DVY: A Great Dividend ETF To Combine Growth, Yield & Quality For Your Portfolio
While there’s nothing wrong with adding dividend ETFs to your portfolio that target a specific strategy, sometimes it’s better to look at funds which incorporate multiple strategies into a single product.
With $23 billion in assets, the iShares Select Dividend ETF (DVY) is one of the biggest and most popular ETFs in this group.
DVY tracks the Dow Jones U.S. Select Dividend Index, which is composed of 100 of the highest yielding dividend stocks (excluding REITs). In order to qualify, stocks must have 1) a dividend equal to or greater than its 5-year average, 2) a coverage ratio of at least 167%, 3) paid dividends for at least 5 consecutive years, 4) a non-negative trailing 12 month earnings and 5) a market cap of at least $3 billion. Qualifying components are dividend weighted.
DVY combines a little bit of dividend growth, a little bit of high yield and a little bit of dividend quality. The qualifying criteria aren’t particularly stringent, but they do enough to eliminate most of the bad players. The elimination of REITs right off the bat reduces yield potential, but that’s probably an overall positive in this environment.

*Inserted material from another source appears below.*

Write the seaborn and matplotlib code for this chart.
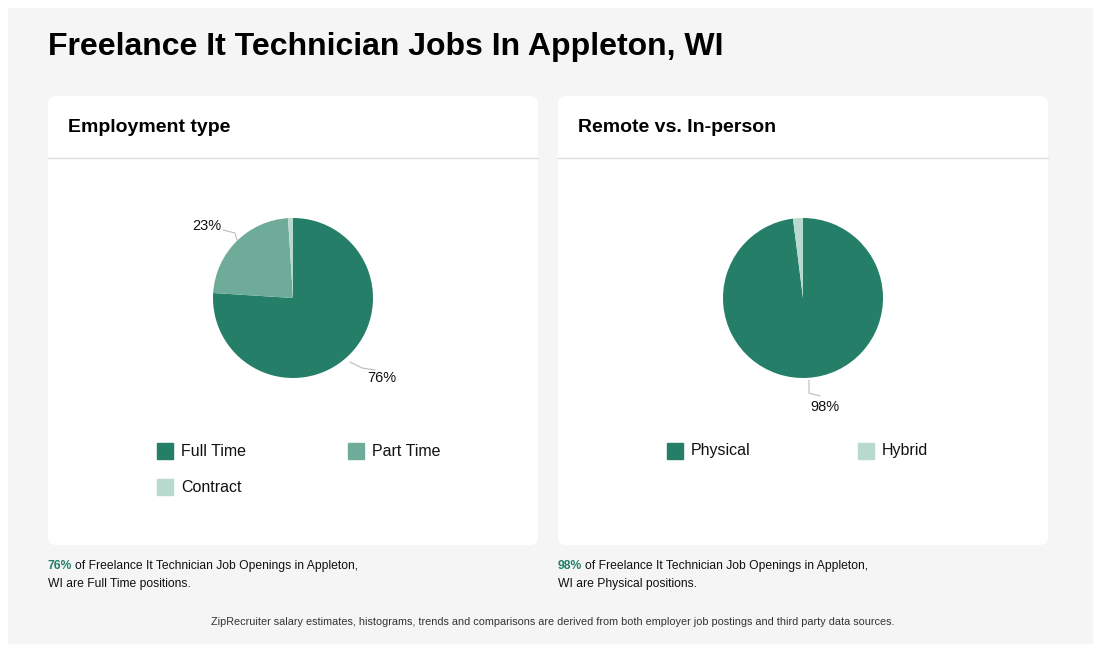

The 4-star Morningstar rating demonstrates that this strategy works over time. Its current yield of 3.6% is more than double that of the S&P 500. DVY also tends to be less volatile than the broader market, so this ETF can fit well as a conservative equity/high yield addition to a portfolio.
On the negative side, the expense ratio of 0.38% is higher than average and well above the expense ratios of the Vanguard ETFs, which typically come in at less than 0.10%. It also has nearly 20% of its assets in the financial sector. Investors may not want that kind of exposure, given what’s happening in banks right now.